La lueur froide des étoiles ne suffisait pas à éclairer le flot sombre, que la nef fendait en silence. Accoudé à la rambarde, le regard fixé sur le ciel nocturne, dais profond orné de lumières lointaines, le jeune elfe tâchait de trouver la sérénité. Mais même la quiétude d'une nuit d'été ne pouvait apaiser ses tourments, l'angoisse et la peine ne lui laissaient aucun répit. Il soupira. Combien de temps encore devrait-il souffrir ? Il connaissait déjà la réponse. Tant que son frère vivrait, il ne pourrait connaître le repos.

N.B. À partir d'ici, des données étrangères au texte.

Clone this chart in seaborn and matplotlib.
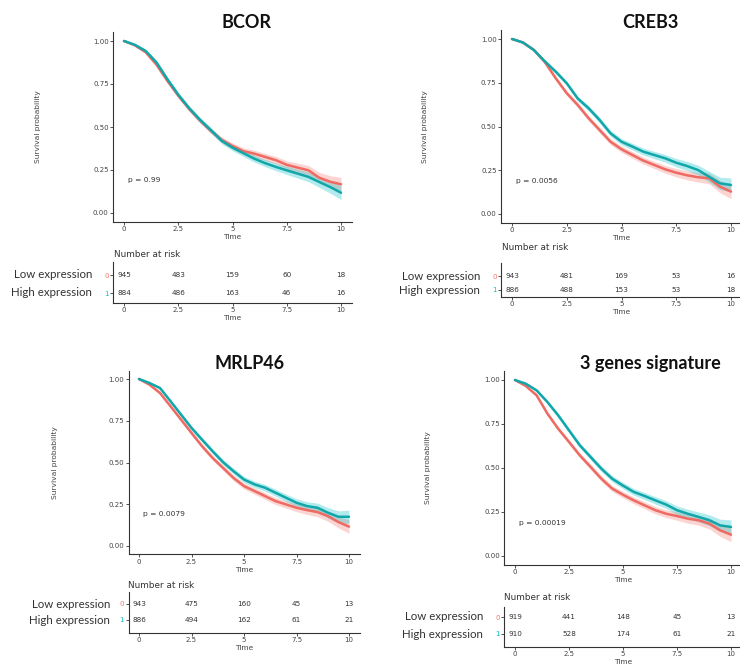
import matplotlib
matplotlib.use("Agg")
import matplotlib.pyplot as plt
import numpy as np
import pandas as pd
import seaborn as sns

sns.set_theme(style="white")
plt.rcParams["font.family"] = ["DejaVu Sans"]

# ---------------- data ----------------
times = [0, 0.5, 1, 1.5, 2, 2.5, 3, 3.5, 4, 4.5, 5, 5.5, 6, 6.5, 7, 7.5, 8, 8.5, 9, 9.5, 10]

bcor_low = [1.0, 0.975, 0.935, 0.862, 0.768, 0.682, 0.605, 0.538, 0.478, 0.425, 0.39, 0.36,
            0.345, 0.326, 0.307, 0.28, 0.264, 0.248, 0.205, 0.182, 0.167]
bcor_high = [1.0, 0.978, 0.942, 0.875, 0.778, 0.688, 0.61, 0.542, 0.482, 0.42, 0.38, 0.348,
             0.316, 0.29, 0.268, 0.248, 0.229, 0.21, 0.18, 0.151, 0.118]

creb3_low = [1.0, 0.98, 0.937, 0.868, 0.775, 0.69, 0.623, 0.547, 0.48, 0.413, 0.37, 0.337,
             0.305, 0.28, 0.255, 0.236, 0.221, 0.21, 0.204, 0.156, 0.128]
creb3_high = [1.0, 0.98, 0.937, 0.872, 0.813, 0.747, 0.66, 0.604, 0.537, 0.461, 0.413, 0.385,
              0.356, 0.337, 0.318, 0.293, 0.274, 0.251, 0.213, 0.175, 0.166]

mrlp46_low = [1.0, 0.966, 0.916, 0.837, 0.757, 0.677, 0.598, 0.528, 0.468, 0.408, 0.359, 0.329,
              0.299, 0.269, 0.249, 0.229, 0.215, 0.203, 0.179, 0.143, 0.116]
mrlp46_high = [1.0, 0.976, 0.946, 0.867, 0.787, 0.707, 0.637, 0.568, 0.502, 0.448, 0.398, 0.369,
               0.349, 0.319, 0.289, 0.259, 0.239, 0.229, 0.199, 0.175, 0.175]

sig_low = [1.0, 0.966, 0.913, 0.809, 0.723, 0.648, 0.572, 0.506, 0.439, 0.383, 0.348, 0.316,
           0.288, 0.26, 0.24, 0.227, 0.212, 0.203, 0.184, 0.146, 0.121]
sig_high = [1.0, 0.979, 0.941, 0.875, 0.799, 0.714, 0.629, 0.5625, 0.496, 0.439, 0.40, 0.364,
            0.341, 0.316, 0.292, 0.26, 0.24, 0.222, 0.203, 0.174, 0.165]

# half-width of the confidence bands
ci_half = [0.0, 0.006, 0.009, 0.011, 0.012, 0.013, 0.014, 0.015, 0.016, 0.017, 0.018, 0.019,
           0.02, 0.021, 0.022, 0.024, 0.026, 0.028, 0.031, 0.035, 0.04]

titles = ["BCOR", "CREB3", "MRLP46", "3 genes signature"]
p_values = ["p = 0.99", "p = 0.0056", "p = 0.0079", "p = 0.00019"]

risk_times = [0, 2.5, 5, 7.5, 10]
bcor_risk_low = [945, 483, 159, 60, 18]
bcor_risk_high = [884, 486, 163, 46, 16]
creb3_risk_low = [943, 481, 169, 53, 16]
creb3_risk_high = [886, 488, 153, 53, 18]
mrlp46_risk_low = [943, 475, 160, 45, 13]
mrlp46_risk_high = [886, 494, 162, 61, 21]
sig_risk_low = [919, 441, 148, 45, 13]
sig_risk_high = [910, 528, 174, 61, 21]

groups = ["Low expression", "High expression"]
strata_codes = ["0", "1"]
xticks = [0, 2.5, 5, 7.5, 10]
xtick_labels = ["0", "2.5", "5", "7.5", "10"]
yticks = [0, 0.25, 0.5, 0.75, 1.0]
ytick_labels = ["0.00", "0.25", "0.50", "0.75", "1.00"]

curves = [(bcor_low, bcor_high), (creb3_low, creb3_high),
          (mrlp46_low, mrlp46_high), (sig_low, sig_high)]
risks = [(bcor_risk_low, bcor_risk_high), (creb3_risk_low, creb3_risk_high),
         (mrlp46_risk_low, mrlp46_risk_high), (sig_risk_low, sig_risk_high)]

# ---------------- layout (pixels) ----------------
W, H = 740, 665
layout = [
    dict(x0=124, x10=341, y1=41, y0=213, t_top=262, t_low=275, t_high=293, t_bot=303,
         lab_r=92, ylab_x=38, title=(247, 22), nar=(114, 254)),
    dict(x0=512, x10=731, y1=39, y0=214, t_top=263, t_low=276, t_high=290, t_bot=297,
         lab_r=480, ylab_x=425, title=(650, 22), nar=(502, 247)),
    dict(x0=139, x10=349, y1=379, y0=546, t_top=592, t_low=604, t_high=620, t_bot=633,
         lab_r=110, ylab_x=55, title=(250, 363), nar=(128, 585)),
    dict(x0=515, x10=731, y1=380, y0=556, t_top=607, t_low=617, t_high=634, t_bot=647,
         lab_r=483, ylab_x=428, title=(650, 363), nar=(504, 597)),
]

RED_LINE, TEAL_LINE = "#EE6A62", "#11A7AA"
RED_FILL, TEAL_FILL = "#F8766D", "#00BFC4"
SPINE = "#333333"

fig = plt.figure(figsize=(W / 100, H / 100), dpi=100)
fig.patch.set_facecolor("white")


def add_ax(l, t, r, b):
    return fig.add_axes([l / W, 1 - b / H, (r - l) / W, (b - t) / H])


def style_axis(ax):
    for s in ["top", "right"]:
        ax.spines[s].set_visible(False)
    for s in ["left", "bottom"]:
        ax.spines[s].set_color(SPINE)
        ax.spines[s].set_linewidth(0.8)
    ax.tick_params(axis="both", which="both", length=2, width=0.6, color=SPINE,
                   labelsize=5, labelcolor="#444444", pad=1.2, left=True, bottom=True)
    ax.set_facecolor("white")
    ax.grid(False)


for i, (L, (low, high), (rlow, rhigh)) in enumerate(zip(layout, curves, risks)):
    ux = (L["x10"] - L["x0"]) / 10.0
    uy = (L["y0"] - L["y1"])
    left = L["x0"] - 0.5 * ux
    right = L["x10"] + 0.5 * ux
    top = L["y1"] - 0.05 * uy
    bottom = L["y0"] + 0.05 * uy

    ax = add_ax(left, top, right, bottom)
    df = pd.DataFrame({
        "time": times * 2,
        "surv": list(low) + list(high),
        "group": [groups[0]] * len(times) + [groups[1]] * len(times),
    })
    lo_arr, hi_arr, ci = np.array(low), np.array(high), np.array(ci_half)
    ax.fill_between(times, lo_arr - ci, lo_arr + ci, color=RED_FILL, alpha=0.3, lw=0)
    ax.fill_between(times, hi_arr - ci, hi_arr + ci, color=TEAL_FILL, alpha=0.3, lw=0)
    sns.lineplot(data=df, x="time", y="surv", hue="group", hue_order=groups,
                 palette=[RED_LINE, TEAL_LINE], legend=False, ax=ax, lw=1.8)
    ax.set_xlim(-0.5, 10.5)
    ax.set_ylim(-0.05, 1.05)
    ax.set_xticks(xticks)
    ax.set_xticklabels(xtick_labels)
    ax.set_yticks(yticks)
    ax.set_yticklabels(ytick_labels)
    style_axis(ax)
    ax.set_xlabel("Time", fontsize=5.4, color="#444444", labelpad=1.5)
    ax.set_ylabel("")
    ax.text(0.2, 0.19, p_values[i], fontsize=5.4, color="#333333", ha="left", va="center")

    fig.text(L["ylab_x"] / W, 1 - ((top + bottom) / 2) / H, "Survival probability",
             rotation=90, fontsize=5.4, color="#444444", ha="center", va="center")

    fig.text(L["title"][0] / W, 1 - L["title"][1] / H, titles[i], fontsize=13,
             fontweight="bold", family="Lato", color="#111111", ha="center", va="center")

    # risk table
    u = L["t_high"] - L["t_low"]
    tax = add_ax(left, L["t_top"], right, L["t_bot"])
    ylo = 1 - (L["t_bot"] - L["t_high"]) / u
    yhi = 2 + (L["t_low"] - L["t_top"]) / u
    tax.set_xlim(-0.5, 10.5)
    tax.set_ylim(ylo, yhi)
    for t, v in zip(risk_times, rlow):
        tax.text(t, 2, str(v), fontsize=5.2, color="#333333", ha="center", va="center")
    for t, v in zip(risk_times, rhigh):
        tax.text(t, 1, str(v), fontsize=5.2, color="#333333", ha="center", va="center")
    tax.set_xticks(xticks)
    tax.set_xticklabels(xtick_labels)
    tax.set_yticks([2, 1])
    tax.set_yticklabels(strata_codes)
    style_axis(tax)
    tl = tax.get_yticklabels()
    tl[0].set_color(RED_FILL)
    tl[1].set_color(TEAL_FILL)
    tax.set_xlabel("Time", fontsize=5.4, color="#444444", labelpad=1.0)

    fig.text(L["nar"][0] / W, 1 - L["nar"][1] / H, "Number at risk", fontsize=6.4,
             color="#333333", ha="left", va="center")

    fig.text(L["lab_r"] / W, 1 - L["t_low"] / H, groups[0], fontsize=8.3, family="Lato",
             color="#333333", ha="right", va="center")
    fig.text(L["lab_r"] / W, 1 - L["t_high"] / H, groups[1], fontsize=8.3, family="Lato",
             color="#333333", ha="right", va="center")

fig.savefig("out.png", dpi=100, facecolor="white")
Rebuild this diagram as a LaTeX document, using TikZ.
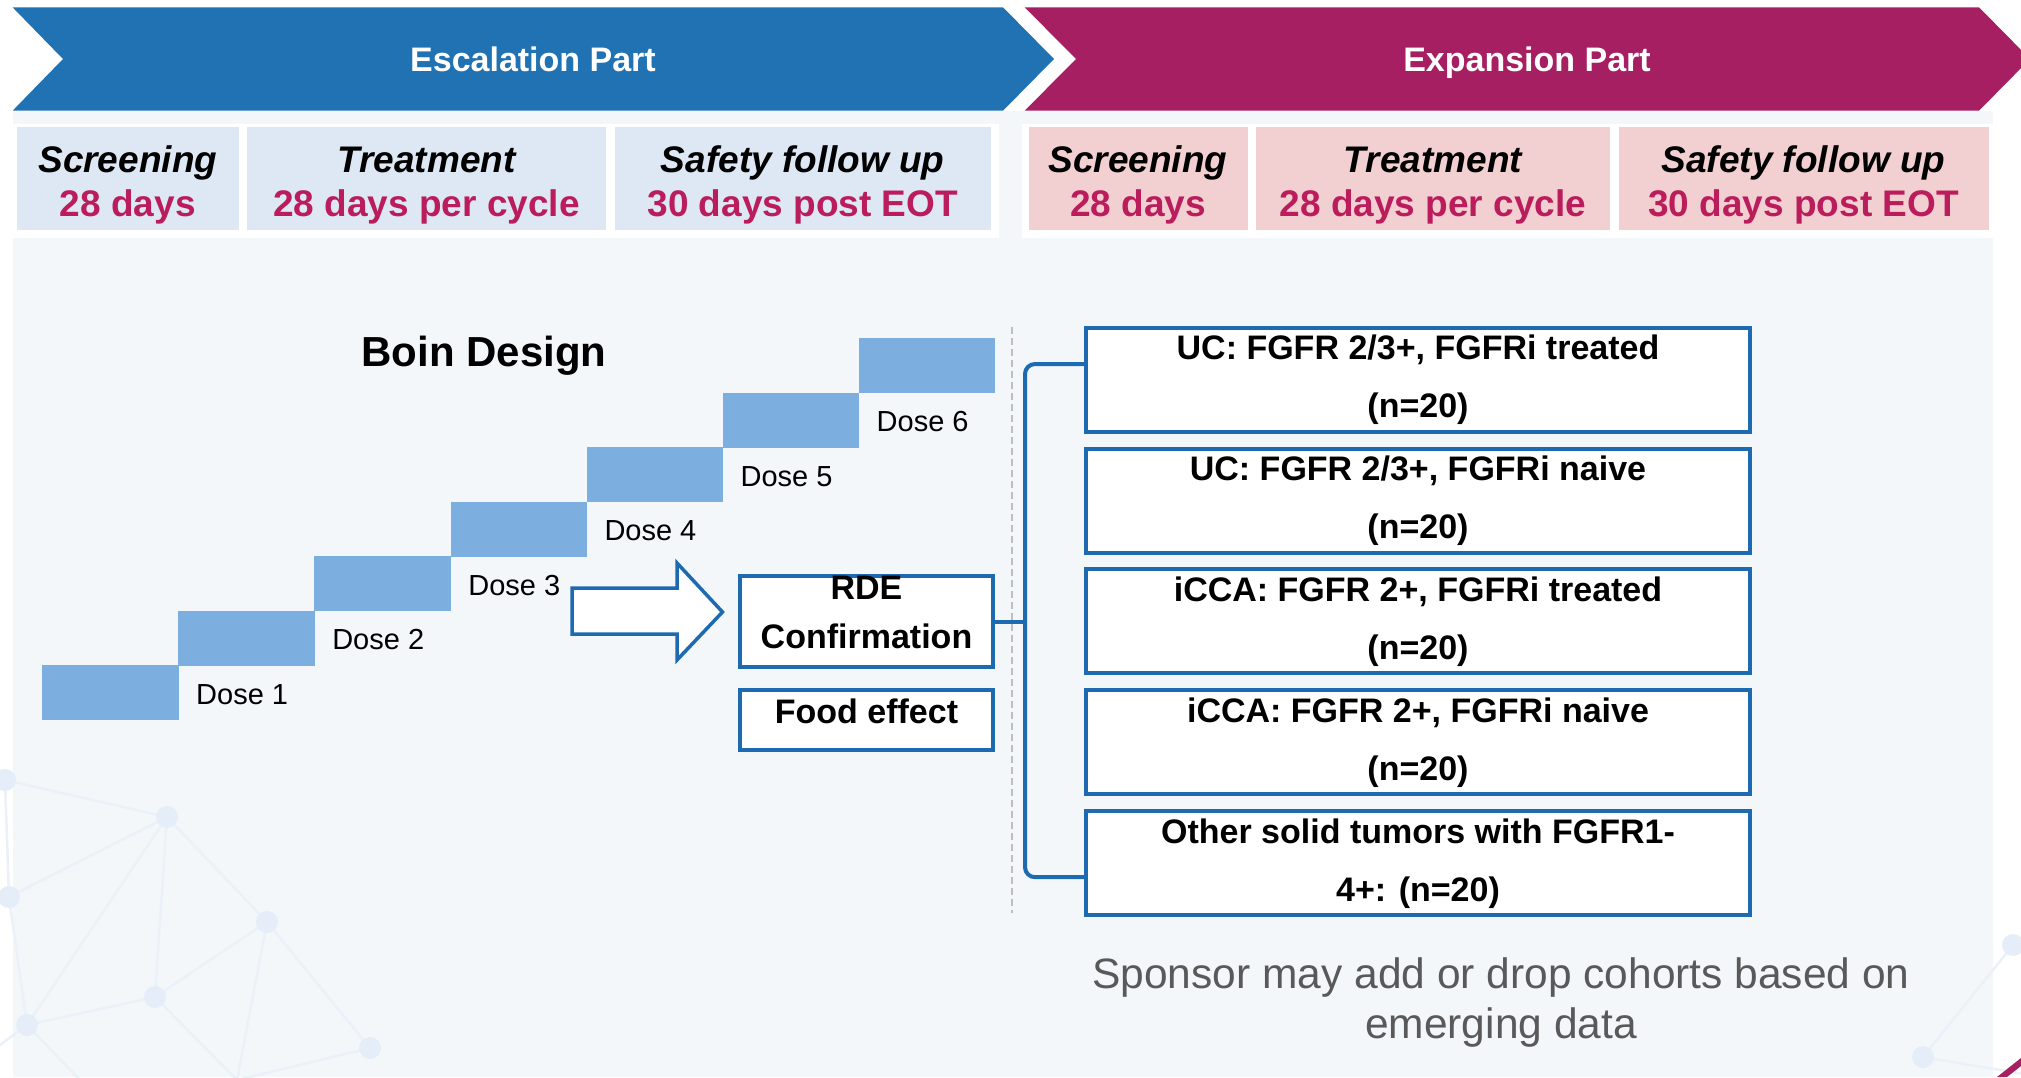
\documentclass[tikz,border=0pt]{standalone}
\usepackage{fontspec}
\setmainfont{Liberation Sans}
\usetikzlibrary{calc}
\definecolor{escblue}{RGB}{33,114,179}
\definecolor{expmag}{RGB}{166,31,98}
\definecolor{panelbg}{RGB}{243,247,250}
\definecolor{lblue}{RGB}{221,232,244}
\definecolor{lpink}{RGB}{242,208,210}
\definecolor{durred}{RGB}{186,28,92}
\definecolor{stepblue}{RGB}{124,175,224}
\definecolor{boxblue}{RGB}{30,106,176}
\definecolor{netline}{RGB}{235,241,248}
\definecolor{netdot}{RGB}{228,237,248}
\definecolor{notegray}{RGB}{89,89,89}
\definecolor{dashgray}{RGB}{190,190,190}
\begin{document}
\begin{tikzpicture}[x=1pt,y=-1pt,
  hdrtext/.style={text=white, font=\fontsize{34}{40}\selectfont\bfseries, anchor=base, inner sep=0},
  phase/.style={font=\fontsize{37}{41}\selectfont\bfseries\itshape, anchor=base, inner sep=0},
  dur/.style={font=\fontsize{37}{41}\selectfont\bfseries, text=durred, anchor=base, inner sep=0},
  stepbox/.style={fill=stepblue, draw=none, minimum width=136.6pt, minimum height=55pt, inner sep=0},
  doselbl/.style={font=\fontsize{29}{34}\selectfont, anchor=base west, inner sep=0},
  outbox/.style={draw=boxblue, line width=4pt, fill=white, inner sep=0},
  cohort/.style={outbox, minimum width=664pt, minimum height=104pt, align=center, font=\fontsize{34}{58}\selectfont\bfseries},
  boxtext/.style={font=\fontsize{34}{49}\selectfont\bfseries, anchor=base, inner sep=0},
  brk/.style={draw=boxblue, line width=4pt, rounded corners=10pt},
  netl/.style={draw=netline, line width=2.5pt},
  netd/.style={fill=netdot},
  notetext/.style={font=\fontsize{42.5}{51}\selectfont, text=notegray, anchor=base, inner sep=0}
]
\useasboundingbox (0,0) rectangle (2021,1077);
\clip (0,0) rectangle (2021,1077);
\fill[white] (0,0) rectangle (2021,1077);

% header chevrons
\fill[escblue] (12.6,7.3) -- (1003,7.3) -- (1054,59) -- (1003,110.7) -- (12.6,110.7) -- (63,59) -- cycle;
\fill[expmag] (1024.7,7.3) -- (1979,7.3) -- (2030,59) -- (1979,110.7) -- (1024.7,110.7) -- (1076,59) -- cycle;
\node[hdrtext] (esc) at (533,71) {Escalation Part};
\node[hdrtext] (exp) at (1527,71) {Expansion Part};

% panel
\fill[panelbg] (12.6,110.7) rectangle (1993,1077);

% faint network watermark
\coordinate (p1) at (5,780);
\coordinate (p2) at (167,817);
\coordinate (p3) at (9,897);
\coordinate (p4) at (267,922);
\coordinate (p5) at (155,997);
\coordinate (p6) at (27,1025);
\coordinate (p7) at (370,1048);
\coordinate (p8) at (237,1080);
\coordinate (p9) at (-20,1060);
\coordinate (q1) at (2013,945);
\coordinate (q2) at (1923,1057);
\coordinate (q3) at (2030,1075);
\draw[netl] (p1) -- (p2) -- (p3) -- (p6) -- (p2) -- (p5) -- (p6);
\draw[netl] (p2) -- (p4) -- (p5) -- (p8) -- (p4) -- (p7) -- (p8);
\draw[netl] (p1) -- (p3);
\draw[netl] (p6) -- (p9);
\draw[netl] (p6) -- (80,1080);
\draw[netl] (q1) -- (q2) -- (q3);
\foreach \p in {p1,p2,p3,p4,p5,p6,p7,q1,q2}{\fill[netd] (\p) circle (11);}

% sub-header strips
\fill[white] (12.6,124) rectangle (999,238);
\fill[white] (1021.5,124) rectangle (1993,238);
\fill[lblue] (17,127) rectangle (238.5,230);
\fill[lblue] (247,127) rectangle (606,230);
\fill[lblue] (615,127) rectangle (990.5,230);
\fill[lpink] (1029,127) rectangle (1247.5,230);
\fill[lpink] (1256,127) rectangle (1610,230);
\fill[lpink] (1618.6,127) rectangle (1988.5,230);

\node[phase] (ph1) at (127.8,172) {Screening};
\node[dur]   (du1) at (127.8,216) {28 days};
\node[phase] (ph2) at (426.5,172) {Treatment};
\node[dur]   (du2) at (426.5,216) {28 days per cycle};
\node[phase] (ph3) at (802.7,172) {Safety follow up};
\node[dur]   (du3) at (802.7,216) {30 days post EOT};
\node[phase] (ph4) at (1138,172) {Screening};
\node[dur]   (du4) at (1138,216) {28 days};
\node[phase] (ph5) at (1433,172) {Treatment};
\node[dur]   (du5) at (1433,216) {28 days per cycle};
\node[phase] (ph6) at (1803.5,172) {Safety follow up};
\node[dur]   (du6) at (1803.5,216) {30 days post EOT};

% Boin design title
\node[font=\fontsize{42}{50}\selectfont\bfseries, anchor=base, inner sep=0] (boin) at (484,366) {Boin Design};

% dose steps
\foreach \k in {1,...,7}{
  \node[stepbox] (s\k) at ({110.5+136.1*(\k-1)},{692.5-54.5*(\k-1)}) {};
}
\foreach \k in {1,...,6}{
  \node[doselbl] (d\k) at ({196+136.1*(\k-1)},{704-54.5*(\k-1)}) {Dose \k};
}

% dashed divider
\coordinate (dtop) at (1012,327);
\coordinate (dbot) at (1012,913);
\draw[dashgray, line width=1.3pt, dash pattern=on 7pt off 4pt] (dtop) -- (dbot);

% big outline arrow
\draw[boxblue, line width=3.5pt, fill=white, line join=miter]
  (572,588) -- (677,588) -- (677,563) -- (722.5,612) -- (677,660) -- (677,634) -- (572,634) -- cycle;

% RDE and food boxes
\node[outbox, minimum width=253pt, minimum height=91pt] (rde) at (866.5,621.5) {};
\node[boxtext] (rdet) at (866.5,599) {RDE};
\node[boxtext] (conf) at (866.5,648) {Confirmation};
\node[outbox, minimum width=253pt, minimum height=60pt] (food) at (866.5,720) {};
\node[boxtext] (foodt) at (866.5,723) {Food effect};

% cohort boxes
\node[cohort] (c1) at (1418,379.6) {UC: FGFR 2/3+, FGFRi treated\\(n=20)};
\node[cohort] (c2) at (1418,500.5) {UC: FGFR 2/3+, FGFRi naive\\(n=20)};
\node[cohort] (c3) at (1418,621.4) {iCCA: FGFR 2+, FGFRi treated\\(n=20)};
\node[cohort] (c4) at (1418,742.3) {iCCA: FGFR 2+, FGFRi naive\\(n=20)};
\node[cohort] (c5) at (1418,863.2) {Other solid tumors with FGFR1-\\4+: (n=20)};

% bracket
\coordinate (bx) at (1025,621.5);
\draw[brk] ([yshift=15.6pt]c1.west) -| (bx) |- ([yshift=-14pt]c5.west);
\draw[brk] (rde.east) -- (bx);

% note
\node[notetext] (note1) at (1501,988) {Sponsor may add or drop cohorts based on};
\node[notetext] (note2) at (1501,1038) {emerging data};

% corner accent
\fill[expmag] (1997,1077) -- (2021,1058) -- (2021,1066) -- (2007,1077) -- cycle;
\end{tikzpicture}
\end{document}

******************************************************************************


Le retour sur la terre ferme fut brutal, après plus d'un mois passé à naviguer sur les Mers Occidentales. Brutal et maussade. Arduilanar et Arsuynar avaient demandé à être débarqués dans un petit port de pêche bretonnien proche de Marienburg, préférant faire une arrivée aussi discrète que possible sur le Vieux Monde. Après tout, Arduilanar avait été contraint de prendre la fuite d'Ulthuan et risquait d'être activement recherché aussi bien dans son pays natal que de l'autre côté de l'Océan.
Les deux compagnons mirent le pied sur les côtes de Bretonnie un jour froid d'automne. Les sommaires installations portuaires - un ponton de bois branlant et une cabane faisant office de capitainerie - étaient battues par une fine pluie grise. Tout semblait être gris, d'ailleurs : les maisons de pêcheurs aux toits de chaume pourrissants, les ruelles boueuses, les mendiants en haillons. Pour le jeune elfe qui n'avait connu que les montagnes de Caledor, le spectacle avait de quoi déprimer, mais Arsuynar demeura, comme à son habitude, parfaitement stoïque. Il avait enduré bien pire qu'un paysage désolant lors de sa longue captivité dans les geôles des Druchii.
"Ainsi, voilà ce qu'est l'exil", dit Arduilanar d'un air sombre. "Une terre battue par la pluie et des baraques délabrées. Il semble plaire aux dieux que mon désespoir soit complet."
Irnaël poussa un feulement triste, comme pour accompagner ces paroles amères.

Malgré lui, le jeune elfe s'engagea dans une petite rue sombre - la moins crasseuse de celles qui se présentaient à lui, suivi de près par Arsuynar et son compagnon quadrupède.

Bien qu'il put souvent sembler frappé de mutisme, Arsuynar était loin d'être insensible. La compagnie d'Arduilanar lui avait été bénéfique. L'innocence naïve de celui qu'il avait recueilli lui évoquait de fugaces souvenirs de soleil et de jours heureux dans les forêts de Chrace, et bien qu'ils fussent comme voilés par une brume épaisse, ils lui rappelaient qu'il avait vécu avant la torture et l'horreur qui avaient formé son quotidien pendant tant d'années, ayant peu à peu raison de toute forme de résistance ou d'opposition de sa part. Il s'était cru irrémédiablement brisé, dans son corps et dans son esprit, et condamné à une éternité de tourments, mais les dieux avaient envoyé Irnaël pour le salut de son corps - et, à ses yeux, Arduilanar avait été envoyé de la même façon pour le salut de son âme. Aussi, bien qu'il fut très peu démonstratif, le rude guerrier tenait beaucoup à son protégé, qu'il voyait comme un jeune frère, et était bien décidé à veiller sur lui.

Il accéléra le pas pour se rapprocher d'Arduilanar. Bien qu'ils aient échappé aux recherches à Ulthuan, la prudence restait de mise sur le Vieux Monde, particulièrement dans un endroit aussi peu engageant.